Thursday, December 6, 2007

Moving Through Madness or "Einstein on the Beach"

Thoughts two minutes into the first scene of Einstein on the Beach: "This is music to go mad by." The quasi-hypnotic reiterations which only reluctantly allow you up for air, pummel you, coax, and finally suck you under. It is at that moment, when you feel you can't possibly take it any longer that it releases you with a suddenness that makes you gasp. You find you've passed some invisible threshold which allows you to breath without panicking, without drowning in the seemingly directionless frenetic repetitions.
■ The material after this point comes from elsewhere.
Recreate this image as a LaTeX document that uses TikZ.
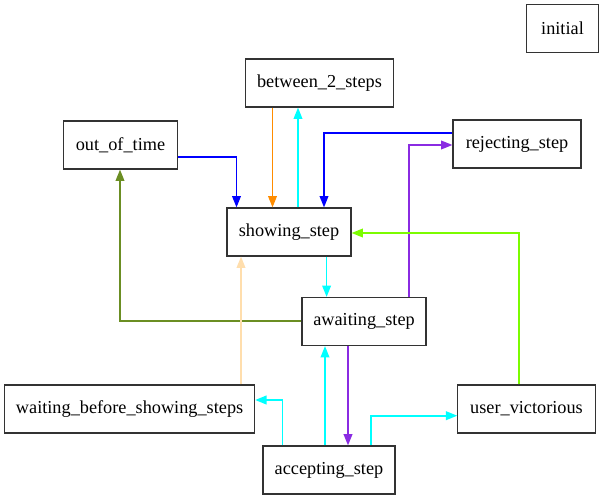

It is suddenly possible to see past all this static to the larger ebb and flow of the music as it bears you along, always in motion developing in monumental increments.

Tuesday, December 4, 2007

Collision

Going over the Brooklyn Bridge, watching reflections collide in the window. Fast, ruthless, and inevitable as life. My life. Controlled chaos, hurtling forward -barely evading disaster- on tracks I'm no longer sure are of my own choosing. There are entirely new vistas opening on every side and I'm moving too quickly to be sure of the choices I'm making. There have been turning points recently that seem altogether inevitable and perfectly reckless, a force or momentum drawing me irresistibly forward, and in my helplessness there has been a kind of wild joy and vulnerability . I have never felt this vulnerable in my life, this susceptible. Soon there will be a split in these tracks and I'll find out if I have the nerve to relinquish my death-grip on control and learn what it means to risk a collision and emerge -still breathing- on the other side.